#### Records for this task ####
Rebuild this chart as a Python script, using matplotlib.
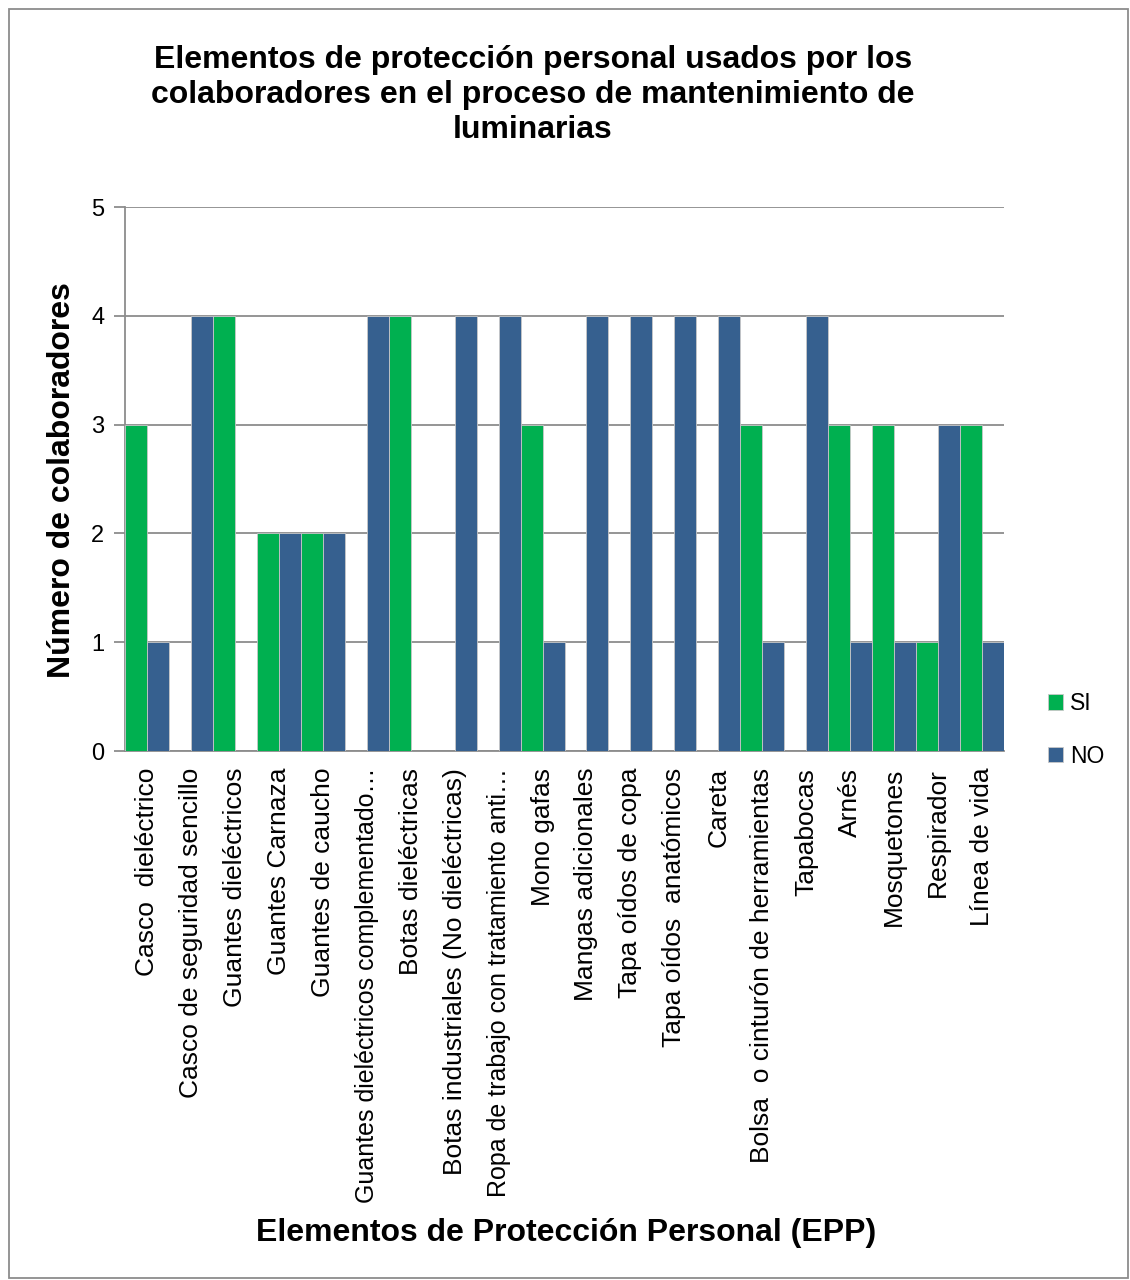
import numpy as np
import matplotlib.pyplot as plt
from matplotlib.patches import Rectangle

plt.rcParams['font.family'] = ['Liberation Sans', 'DejaVu Sans']

# Data
categorias = [
    "Casco  dieléctrico",
    "Casco de seguridad sencillo",
    "Guantes dieléctricos",
    "Guantes Carnaza",
    "Guantes de caucho",
    "Guantes dieléctricos complementado…",
    "Botas dieléctricas",
    "Botas industriales (No dieléctricas)",
    "Ropa de trabajo con tratamiento anti…",
    "Mono gafas",
    "Mangas adicionales",
    "Tapa oídos de copa",
    "Tapa oídos  anatómicos",
    "Careta",
    "Bolsa  o cinturón de herramientas",
    "Tapabocas",
    "Arnés",
    "Mosquetones",
    "Respirador",
    "Línea de vida",
]
si = [3, 0, 4, 2, 2, 0, 4, 0, 0, 3, 0, 0, 0, 0, 3, 0, 3, 3, 1, 3]
no = [1, 4, 0, 2, 2, 4, 0, 4, 4, 1, 4, 4, 4, 4, 1, 4, 1, 1, 3, 1]

verde = "#00B050"
azul = "#36608F"
gris = "#8C8C8C"

W, H = 1130, 1280
fig = plt.figure(figsize=(W / 100, H / 100), dpi=100)
ax = fig.add_axes([125 / W, 1 - 751 / H, (1004 - 125) / W, (751 - 207) / H])

x = np.arange(len(categorias))
w = 0.5
ax.bar(x - w / 2, si, w, color=verde, edgecolor="#C8C8C8", linewidth=0.6, label="SI", zorder=3)
ax.bar(x + w / 2, no, w, color=azul, edgecolor="#C8C8C8", linewidth=0.6, label="NO", zorder=3)

ax.set_xlim(-0.5, len(categorias) - 0.5)
ax.set_ylim(0, 5)
ax.set_yticks(range(6))
ax.yaxis.grid(True, color=gris, linewidth=1.3, zorder=0)
ax.set_axisbelow(True)

ax.set_xticks(x)
labels = ax.set_xticklabels(categorias, rotation=90, ha="center", va="top", fontsize=19)
# the truncated labels are a little shorter in the original
for t in labels:
    if t.get_text().endswith("…"):
        t.set_fontsize(18)
ax.tick_params(axis="x", length=0, pad=12)
ax.tick_params(axis="y", length=8, width=1.3, color=gris, labelsize=17, pad=7)

for s in ["top", "right"]:
    ax.spines[s].set_visible(False)
for s in ["left", "bottom"]:
    ax.spines[s].set_color(gris)
    ax.spines[s].set_linewidth(1.3)

# Legend
ax.legend(loc="center left", bbox_to_anchor=(1.027, 0.0386), frameon=False,
          fontsize=16.5, handlelength=0.65, handleheight=0.65, handletextpad=0.3,
          labelspacing=1.3)

# Titles and labels
fig.text(533 / W, 1 - 95 / H,
         "Elementos de protección personal usados por los\n"
         "colaboradores en el proceso de mantenimiento de\n"
         "luminarias",
         ha="center", va="center", fontsize=23, fontweight="bold", linespacing=1.2)
fig.text(62 / W, 1 - 480 / H, "Número de colaboradores", rotation=90,
         ha="center", va="center", fontsize=23, fontweight="bold")
fig.text(566 / W, 1 - 1233 / H, "Elementos de Protección Personal (EPP)",
         ha="center", va="center", fontsize=23, fontweight="bold")

# Outer frame
fig.patches.append(Rectangle((9 / W, 1 - 1278 / H), (1128 - 9) / W, (1278 - 9) / H,
                             transform=fig.transFigure, fill=False,
                             edgecolor=gris, linewidth=1.3))

fig.savefig("out.png", dpi=100)
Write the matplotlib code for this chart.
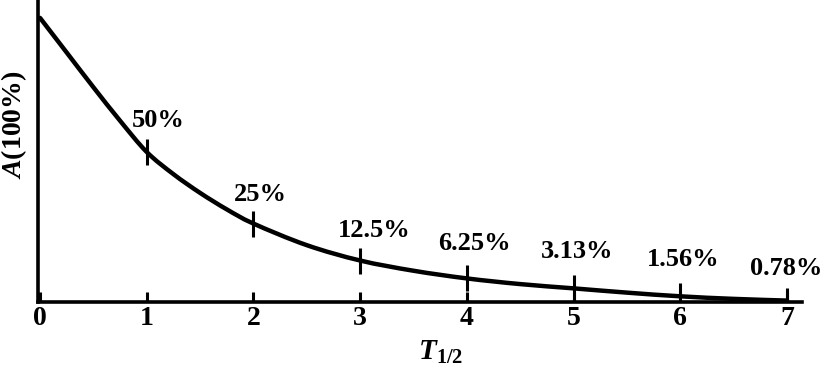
import matplotlib
matplotlib.use("Agg")
import matplotlib.pyplot as plt
from matplotlib.path import Path
from matplotlib.patches import PathPatch
import numpy as np

# ---- data ----
curve_x = [0, 0.25, 0.5, 0.75, 1, 1.25, 1.5, 1.75, 2, 2.5, 3, 3.5, 4, 4.5, 5, 5.5, 6, 6.5, 7]
curve_y = [100, 87.8, 75.6, 63.8, 52.8, 45.0, 38.4, 32.6, 27.6, 20.0, 14.6, 11.0, 8.3, 6.3, 4.8, 3.3, 2.0, 1.1, 0.5]
half_lives = [1, 2, 3, 4, 5, 6, 7]
remaining_labels = ["50%", "25%", "12.5%", "6.25%", "3.13%", "1.56%", "0.78%"]
xtick_values = [0, 1, 2, 3, 4, 5, 6, 7]
xtick_labels = ["0", "1", "2", "3", "4", "5", "6", "7"]

# ---- style / layout ----
label_offsets_px = [(12, 31), (7, 29), (14, 30), (8, 35), (4, 37), (3, 37), (-1, 32)]
FONT = "Liberation Serif"
plt.rcParams["mathtext.fontset"] = "custom"
plt.rcParams["mathtext.bfit"] = "Liberation Serif:bold:italic"
plt.rcParams["mathtext.bf"] = "Liberation Serif:bold"
plt.rcParams["mathtext.rm"] = "Liberation Serif"

fig = plt.figure(figsize=(8.28, 3.68), dpi=100)
ax = fig.add_axes([38 / 828, 66 / 368, 764 / 828, 302 / 368])
ax.set_xlim(-0.019, 7.14)
ax.set_ylim(0, 106.3)

# smooth curve through the read points (Catmull-Rom -> cubic Bezier, drawn by matplotlib's Path)
P = np.column_stack([curve_x, curve_y]).astype(float)
verts = [tuple(P[0])]
codes = [Path.MOVETO]
n = len(P)
for i in range(n - 1):
    p0 = P[i - 1] if i > 0 else P[i]
    p1 = P[i]
    p2 = P[i + 1]
    p3 = P[i + 2] if i + 2 < n else P[i + 1]
    c1 = p1 + (p2 - p0) / 6.0
    c2 = p2 - (p3 - p1) / 6.0
    verts += [tuple(c1), tuple(c2), tuple(p2)]
    codes += [Path.CURVE4] * 3
ax.add_patch(PathPatch(Path(verts, codes), facecolor="none", edgecolor="black",
                       lw=3.2, capstyle="round", joinstyle="round", zorder=3,
                       clip_on=False))

# vertical marks on the curve at each half-life
lookup = dict(zip(curve_x, curve_y))
mark_y = [lookup[h] for h in half_lives]
ax.plot(half_lives, mark_y, linestyle="none", marker="|", ms=19, mew=2.2,
        color="black", zorder=4)

for h, yv, txt, off in zip(half_lives, mark_y, remaining_labels, label_offsets_px):
    ax.annotate(txt, (h, yv), xytext=off, textcoords="offset pixels",
                ha="center", va="center", fontsize=19, fontweight="bold",
                family=FONT)

# axes styling
for s in ["top", "right"]:
    ax.spines[s].set_visible(False)
for s in ["left", "bottom"]:
    ax.spines[s].set_linewidth(2.6)
ax.set_yticks([])
ax.set_xticks(xtick_values)
ax.set_xticklabels(xtick_labels, fontsize=20, fontweight="bold", family=FONT)
ax.tick_params(axis="x", direction="in", length=7.5, width=2.2, pad=3)

ax.set_xlabel(r"$\mathbfit{T}_{\mathbf{1/2}}$", fontsize=21)
ax.xaxis.set_label_coords(0.527, -0.118)
ax.set_ylabel(r"$\mathbfit{A}$(100%)", fontsize=20, fontweight="bold", family=FONT)
ax.yaxis.set_label_coords(-0.012, 0.586)

fig.savefig("out.png", dpi=100)
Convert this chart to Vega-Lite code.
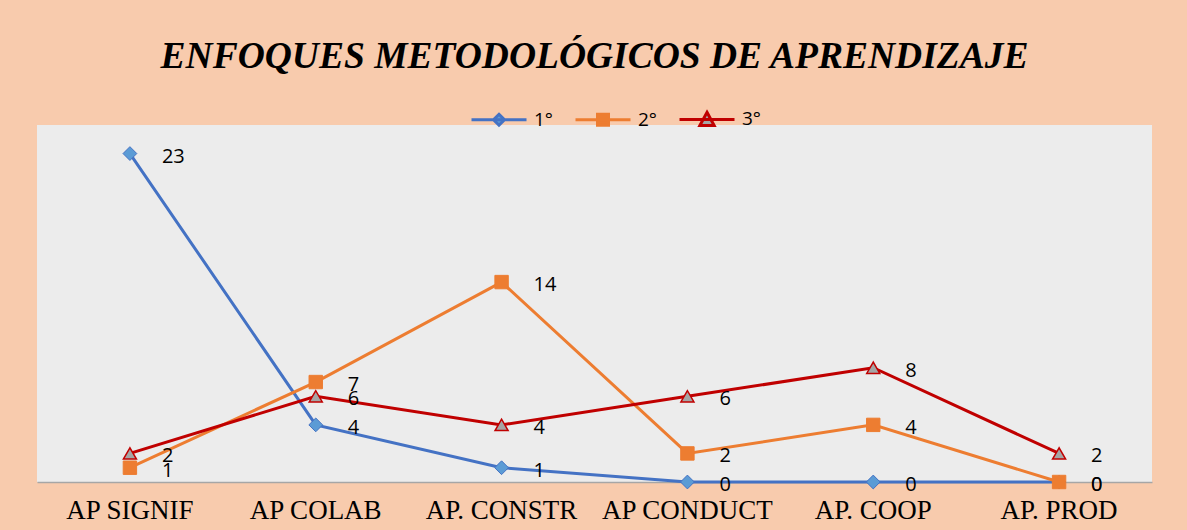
####
* Given request *
Please write out all of the material above without changing a word, and omit any pictures.

* Finished task *
Rebuild this chart as a Python script, using matplotlib.
import numpy as np
import matplotlib.pyplot as plt
from matplotlib.patches import Rectangle

plt.rcParams['font.family'] = ['Liberation Sans', 'DejaVu Sans']

# Data
categorias = [
    "Casco  dieléctrico",
    "Casco de seguridad sencillo",
    "Guantes dieléctricos",
    "Guantes Carnaza",
    "Guantes de caucho",
    "Guantes dieléctricos complementado…",
    "Botas dieléctricas",
    "Botas industriales (No dieléctricas)",
    "Ropa de trabajo con tratamiento anti…",
    "Mono gafas",
    "Mangas adicionales",
    "Tapa oídos de copa",
    "Tapa oídos  anatómicos",
    "Careta",
    "Bolsa  o cinturón de herramientas",
    "Tapabocas",
    "Arnés",
    "Mosquetones",
    "Respirador",
    "Línea de vida",
]
si = [3, 0, 4, 2, 2, 0, 4, 0, 0, 3, 0, 0, 0, 0, 3, 0, 3, 3, 1, 3]
no = [1, 4, 0, 2, 2, 4, 0, 4, 4, 1, 4, 4, 4, 4, 1, 4, 1, 1, 3, 1]

verde = "#00B050"
azul = "#36608F"
gris = "#8C8C8C"

W, H = 1130, 1280
fig = plt.figure(figsize=(W / 100, H / 100), dpi=100)
ax = fig.add_axes([125 / W, 1 - 751 / H, (1004 - 125) / W, (751 - 207) / H])

x = np.arange(len(categorias))
w = 0.5
ax.bar(x - w / 2, si, w, color=verde, edgecolor="#C8C8C8", linewidth=0.6, label="SI", zorder=3)
ax.bar(x + w / 2, no, w, color=azul, edgecolor="#C8C8C8", linewidth=0.6, label="NO", zorder=3)

ax.set_xlim(-0.5, len(categorias) - 0.5)
ax.set_ylim(0, 5)
ax.set_yticks(range(6))
ax.yaxis.grid(True, color=gris, linewidth=1.3, zorder=0)
ax.set_axisbelow(True)

ax.set_xticks(x)
labels = ax.set_xticklabels(categorias, rotation=90, ha="center", va="top", fontsize=19)
# the truncated labels are a little shorter in the original
for t in labels:
    if t.get_text().endswith("…"):
        t.set_fontsize(18)
ax.tick_params(axis="x", length=0, pad=12)
ax.tick_params(axis="y", length=8, width=1.3, color=gris, labelsize=17, pad=7)

for s in ["top", "right"]:
    ax.spines[s].set_visible(False)
for s in ["left", "bottom"]:
    ax.spines[s].set_color(gris)
    ax.spines[s].set_linewidth(1.3)

# Legend
ax.legend(loc="center left", bbox_to_anchor=(1.027, 0.0386), frameon=False,
          fontsize=16.5, handlelength=0.65, handleheight=0.65, handletextpad=0.3,
          labelspacing=1.3)

# Titles and labels
fig.text(533 / W, 1 - 95 / H,
         "Elementos de protección personal usados por los\n"
         "colaboradores en el proceso de mantenimiento de\n"
         "luminarias",
         ha="center", va="center", fontsize=23, fontweight="bold", linespacing=1.2)
fig.text(62 / W, 1 - 480 / H, "Número de colaboradores", rotation=90,
         ha="center", va="center", fontsize=23, fontweight="bold")
fig.text(566 / W, 1 - 1233 / H, "Elementos de Protección Personal (EPP)",
         ha="center", va="center", fontsize=23, fontweight="bold")

# Outer frame
fig.patches.append(Rectangle((9 / W, 1 - 1278 / H), (1128 - 9) / W, (1278 - 9) / H,
                             transform=fig.transFigure, fill=False,
                             edgecolor=gris, linewidth=1.3))

fig.savefig("out.png", dpi=100)
Write the matplotlib code for this chart.
import matplotlib
matplotlib.use("Agg")
import matplotlib.pyplot as plt
from matplotlib.path import Path
from matplotlib.patches import PathPatch
import numpy as np

# ---- data ----
curve_x = [0, 0.25, 0.5, 0.75, 1, 1.25, 1.5, 1.75, 2, 2.5, 3, 3.5, 4, 4.5, 5, 5.5, 6, 6.5, 7]
curve_y = [100, 87.8, 75.6, 63.8, 52.8, 45.0, 38.4, 32.6, 27.6, 20.0, 14.6, 11.0, 8.3, 6.3, 4.8, 3.3, 2.0, 1.1, 0.5]
half_lives = [1, 2, 3, 4, 5, 6, 7]
remaining_labels = ["50%", "25%", "12.5%", "6.25%", "3.13%", "1.56%", "0.78%"]
xtick_values = [0, 1, 2, 3, 4, 5, 6, 7]
xtick_labels = ["0", "1", "2", "3", "4", "5", "6", "7"]

# ---- style / layout ----
label_offsets_px = [(12, 31), (7, 29), (14, 30), (8, 35), (4, 37), (3, 37), (-1, 32)]
FONT = "Liberation Serif"
plt.rcParams["mathtext.fontset"] = "custom"
plt.rcParams["mathtext.bfit"] = "Liberation Serif:bold:italic"
plt.rcParams["mathtext.bf"] = "Liberation Serif:bold"
plt.rcParams["mathtext.rm"] = "Liberation Serif"

fig = plt.figure(figsize=(8.28, 3.68), dpi=100)
ax = fig.add_axes([38 / 828, 66 / 368, 764 / 828, 302 / 368])
ax.set_xlim(-0.019, 7.14)
ax.set_ylim(0, 106.3)

# smooth curve through the read points (Catmull-Rom -> cubic Bezier, drawn by matplotlib's Path)
P = np.column_stack([curve_x, curve_y]).astype(float)
verts = [tuple(P[0])]
codes = [Path.MOVETO]
n = len(P)
for i in range(n - 1):
    p0 = P[i - 1] if i > 0 else P[i]
    p1 = P[i]
    p2 = P[i + 1]
    p3 = P[i + 2] if i + 2 < n else P[i + 1]
    c1 = p1 + (p2 - p0) / 6.0
    c2 = p2 - (p3 - p1) / 6.0
    verts += [tuple(c1), tuple(c2), tuple(p2)]
    codes += [Path.CURVE4] * 3
ax.add_patch(PathPatch(Path(verts, codes), facecolor="none", edgecolor="black",
                       lw=3.2, capstyle="round", joinstyle="round", zorder=3,
                       clip_on=False))

# vertical marks on the curve at each half-life
lookup = dict(zip(curve_x, curve_y))
mark_y = [lookup[h] for h in half_lives]
ax.plot(half_lives, mark_y, linestyle="none", marker="|", ms=19, mew=2.2,
        color="black", zorder=4)

for h, yv, txt, off in zip(half_lives, mark_y, remaining_labels, label_offsets_px):
    ax.annotate(txt, (h, yv), xytext=off, textcoords="offset pixels",
                ha="center", va="center", fontsize=19, fontweight="bold",
                family=FONT)

# axes styling
for s in ["top", "right"]:
    ax.spines[s].set_visible(False)
for s in ["left", "bottom"]:
    ax.spines[s].set_linewidth(2.6)
ax.set_yticks([])
ax.set_xticks(xtick_values)
ax.set_xticklabels(xtick_labels, fontsize=20, fontweight="bold", family=FONT)
ax.tick_params(axis="x", direction="in", length=7.5, width=2.2, pad=3)

ax.set_xlabel(r"$\mathbfit{T}_{\mathbf{1/2}}$", fontsize=21)
ax.xaxis.set_label_coords(0.527, -0.118)
ax.set_ylabel(r"$\mathbfit{A}$(100%)", fontsize=20, fontweight="bold", family=FONT)
ax.yaxis.set_label_coords(-0.012, 0.586)

fig.savefig("out.png", dpi=100)
Convert this chart to Vega-Lite code.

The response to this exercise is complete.